Sen. Gary Peters (D-Mich.) told a cybersecurity forum he would prefer that the automotive industry, rather than the federal government, address the cybersecurity of connected vehicles. “The way to prevent Congress from pushing it further is for the industry to step up,” Sen. Peters said. “The technology is moving so fast that the problem will be the regulators not being able to keep up.” In particular, Peters proposed establishing a national laboratory for automotive cybersecurity. “No question, we need a national facility,” he told the forum. “These exist in other parts of the world and we have to be competitive.” Sen. Peters would like the laboratory built at a former auto manufacturing site near Detroit that has been designated for development as an $80 million automated-vehicle testing facility.
Sen. Peters’ proposal puts him at odds with fellow Senate Democrats Edward Markey (Mass.) and Richard Blumenthal (Conn.). In July 2015, Markey and Blumenthal introduced S. 1806, the Security and Privacy in Your (SPY) Car Act. The bill would require the National Highway Traffic Safety Administration (NHTSA) and the Federal Trade Commission (FTC) to issue motor vehicle cybersecurity regulations man-dating that motor vehicles manufactured for sale in the U.S. protect against unauthorized access. “Drivers shouldn’t have to choose between being connected and being protected,” Sen. Markey said. “We need clear rules of the road that protect cars from hackers and American families from data trackers. This legislation will set minimum standards and transparency rules to protect the data, security and privacy of drivers in the modern age of increasingly connected vehicles.” To date, the SPY Act has no additional sponsors — and of particular note, no Republican sponsors — which means the bill will likely die in the Senate Commerce, Science and Transportation Committee.
More recently, Sen. Markey introduced legislation require the disclosure of information relating to cyber attacks on aircraft systems and establish standards to identify and address cybersecurity vulnerabilities to the U.S. commercial aviation system. Specifically, S. 2764, the Cybersecurity Standards for Aircraft to Improve Resilience (Cyber AIR) Act, would mandate that the Department of Transportation require airlines, aircraft manufacturers, and manufacturers of electronic control, communications, maintenance, or ground support systems for aircraft, “to disclose to the Federal Aviation Administration any attempted or successful cyber attack on any system on board an aircraft, whether or not the system is critical to the safe and secure operation of the aircraft, or any maintenance or ground support system for aircraft, operated by the air carrier or produced by the manufacturer.”

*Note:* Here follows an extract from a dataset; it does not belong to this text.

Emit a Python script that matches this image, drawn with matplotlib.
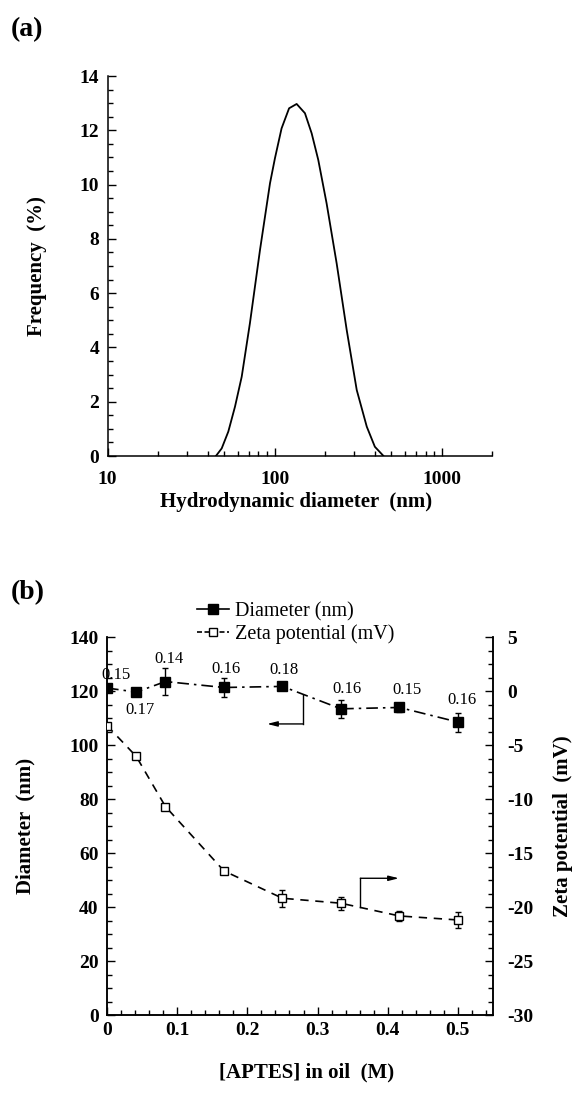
import numpy as np
import matplotlib as mpl
mpl.use('Agg')
import matplotlib.pyplot as plt
from matplotlib.lines import Line2D
from matplotlib.ticker import MultipleLocator, AutoMinorLocator, NullFormatter

rc = {
   'font.family': ['Liberation Serif', 'DejaVu Serif'],
   'axes.unicode_minus': False,
   'axes.linewidth': 1.1,
   'xtick.direction': 'in',
   'ytick.direction': 'in',
   'xtick.major.width': 1.0,
   'ytick.major.width': 1.0,
   'xtick.minor.width': 1.0,
   'ytick.minor.width': 1.0,
}
mpl.rcParams.update(rc)

# ----------------------------------------------------------------------------
# data, panel (a): size distribution
size_nm = [44.5, 48.2, 52.8, 57.9, 63.5, 71.1, 81.7, 93.8, 100.4, 110, 122,
           135.4, 151.8, 166.5, 182.4, 204.6, 235, 270, 310, 356, 398, 447]
freq_pct = [0, 0.28, 0.9, 1.82, 2.92, 4.89, 7.59, 10.05, 10.97, 12.07, 12.81,
            12.97, 12.63, 11.89, 10.91, 9.31, 7.1, 4.64, 2.43, 1.08, 0.34, 0.01]

# data, panel (b): APTES series
aptes_M = [0, 0.0417, 0.0833, 0.1667, 0.25, 0.3333, 0.4167, 0.5]
diam_nm = [121.1, 119.6, 123.5, 121.3, 121.7, 113.4, 113.9, 108.5]
diam_err = [0.8, 0.8, 5.0, 3.6, 0.8, 3.3, 1.5, 3.5]
zeta_mV = [-3.2, -6.06, -10.7, -16.66, -19.19, -19.65, -20.83, -21.2]
zeta_err = [0.2, 0.2, 0.2, 0.2, 0.8, 0.6, 0.5, 0.7]
pdi = ['0.15', '0.17', '0.14', '0.16', '0.18', '0.16', '0.15', '0.16']
# label offsets from each marker, pixels
pdi_dx = [9, 4, 4, 2, 2, 6, 8, 4]
pdi_dy = [13, -18, 23, 18, 16, 20, 17, 22]

W, H = 574, 1095
fig = plt.figure(figsize=(W/100, H/100), dpi=100)

def px_axes(l, r, t, b):
   return fig.add_axes([l/W, 1 - b/H, (r - l)/W, (b - t)/H])

bold = dict(fontweight='bold', fontsize=15)
TICK_FS = 14

# ----------------------------------------------------------------------------
# (a)
ax = px_axes(107.6, 492, 76, 456)
ax.plot(size_nm, freq_pct, '-', c='k', lw=1.3)
ax.set_xscale('log')
ax.set_xlim(10, 2000)
ax.set_ylim(0, 14)
ax.yaxis.set_major_locator(MultipleLocator(2))
ax.yaxis.set_minor_locator(AutoMinorLocator(4))
for s in ('top', 'right'):
   ax.spines[s].set_visible(False)
ax.tick_params(which='major', length=6)
ax.tick_params(which='minor', length=3.5)
ax.tick_params(axis='x', which='major', pad=11)
ax.tick_params(axis='y', which='major', pad=6)
ax.xaxis.set_minor_formatter(NullFormatter())
ax.set_xticks([10, 100, 1000])
ax.set_xticklabels(['10', '100', '1000'])
for t in ax.get_xticklabels() + ax.get_yticklabels():
   t.set_fontweight('bold')
   t.set_fontsize(TICK_FS)
ax.set_xlabel('Hydrodynamic diameter  (nm)', va='center', **bold)
ax.xaxis.set_label_coords(0.491, -0.121)
ax.set_ylabel('Frequency  (%)', va='center', **bold)
ax.yaxis.set_label_coords(-0.184, 0.5)
fig.text(11/W, 1 - 30/H, '(a)', fontsize=20, fontweight='bold', va='center')

# ----------------------------------------------------------------------------
# (b)
bx = px_axes(107, 493, 637, 1015)
bx2 = bx.twinx()
d_dash = (7, 3, 1.5, 3)
z_dash = (5, 4)
bx.errorbar(aptes_M, diam_nm, yerr=diam_err, c='k', lw=1.2, dashes=d_dash,
            marker='s', ms=6.5, mfc='k', mec='k', capsize=2.5, elinewidth=1.0,
            ecolor='k', zorder=3)
bx2.errorbar(aptes_M, zeta_mV, yerr=zeta_err, c='k', lw=1.2, dashes=z_dash,
             marker='s', ms=5.5, mfc='white', mec='k', mew=1.0, capsize=2.5,
             elinewidth=1.0, ecolor='k', zorder=3)

for x, y, s, dx, dy in zip(aptes_M, diam_nm, pdi, pdi_dx, pdi_dy):
   bx.annotate(s, (x, y), xytext=(dx, dy), textcoords='offset pixels',
               ha='center', va='center', fontsize=12)

# bracket arrows pointing at the axes
arr = dict(arrowstyle='-|>,head_length=0.6,head_width=0.15',
           color='k', lw=1.0, shrinkA=0, shrinkB=0)
bx.plot([0.2795, 0.2795], [118.6, 107.8], c='k', lw=1.0)
bx.annotate('', xy=(0.228, 107.8), xytext=(0.2795, 107.8), arrowprops=arr)
bx2.plot([0.361, 0.361], [-19.96, -17.34], c='k', lw=1.0)
bx2.annotate('', xy=(0.416, -17.34), xytext=(0.361, -17.34), arrowprops=arr)

bx.set_xlim(0, 0.55)
bx.set_ylim(0, 140)
bx2.set_ylim(-30, 5)
bx.xaxis.set_major_locator(MultipleLocator(0.1))
bx.xaxis.set_minor_locator(AutoMinorLocator(5))
bx.yaxis.set_major_locator(MultipleLocator(20))
bx.yaxis.set_minor_locator(AutoMinorLocator(4))
bx2.yaxis.set_major_locator(MultipleLocator(5))
bx2.yaxis.set_minor_locator(AutoMinorLocator(4))
bx.set_xticks([0, 0.1, 0.2, 0.3, 0.4, 0.5])
bx.set_xticklabels(['0', '0.1', '0.2', '0.3', '0.4', '0.5'])
for a in (bx, bx2):
   a.spines['top'].set_visible(False)
   a.tick_params(which='major', length=6)
   a.tick_params(which='minor', length=3.5)
bx.tick_params(axis='x', pad=5)
bx.tick_params(axis='y', pad=6)
bx2.tick_params(axis='y', pad=10)
for t in bx.get_xticklabels() + bx.get_yticklabels() + bx2.get_yticklabels():
   t.set_fontweight('bold')
   t.set_fontsize(TICK_FS)

bx.set_xlabel('[APTES] in oil  (M)', va='center', **bold)
bx.xaxis.set_label_coords(0.518, -0.153)
bx.set_ylabel('Diameter  (nm)', va='center', **bold)
bx.yaxis.set_label_coords(-0.212, 0.5)
bx2.set_ylabel('Zeta potential  (mV)', va='center', rotation=90, **bold)
bx2.yaxis.set_label_coords(1.182, 0.5)

handles = [
   Line2D([], [], c='k', lw=1.2, marker='s', ms=6.5, mfc='k', mec='k'),
   Line2D([], [], c='k', lw=1.2, dashes=(3, 1.5), marker='s', ms=5.5,
          mfc='white', mec='k'),
]
bx.legend(handles, ['Diameter (nm)', 'Zeta potential (mV)'], loc='upper left',
          frameon=False, bbox_to_anchor=(197/W, 1 - 602/H),
          bbox_transform=fig.transFigure, fontsize=14.5, handlelength=1.6,
          handletextpad=0.3, labelspacing=0.15, borderpad=0, borderaxespad=0)

fig.text(11/W, 1 - 593/H, '(b)', fontsize=20, fontweight='bold', va='center')

plt.savefig('out.png', dpi=100)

C-suite executives and boards of directors regularly list cybersecurity among the top risks their companies face. And yet a recent study found that a significant percentage of executives and directors around the globe are unprepared to address a cyber event, such as a data breach. The study, which was commissioned by Nasdaq and cybersecurity firm Tanium Inc., found that 91 percent of non-executive directors at highly vulnerable companies cannot read a cybersecurity report; nearly 100 percent of those companies do not track devices on their network; only 9 percent said their systems were regularly updated in response to cyber threats; and 87 percent of them do not consider their malware, antivirus software, and patches to be 100 percent up-to-date at all times. “As legislation across the globe evolves to make organizations accountable for loss of personal data as a result of cybercrime,” the Wall Street Journal (paywall) wrote, “board mem-bers need to become as capable of reading a cyber report as they are of analyzing balance sheets.”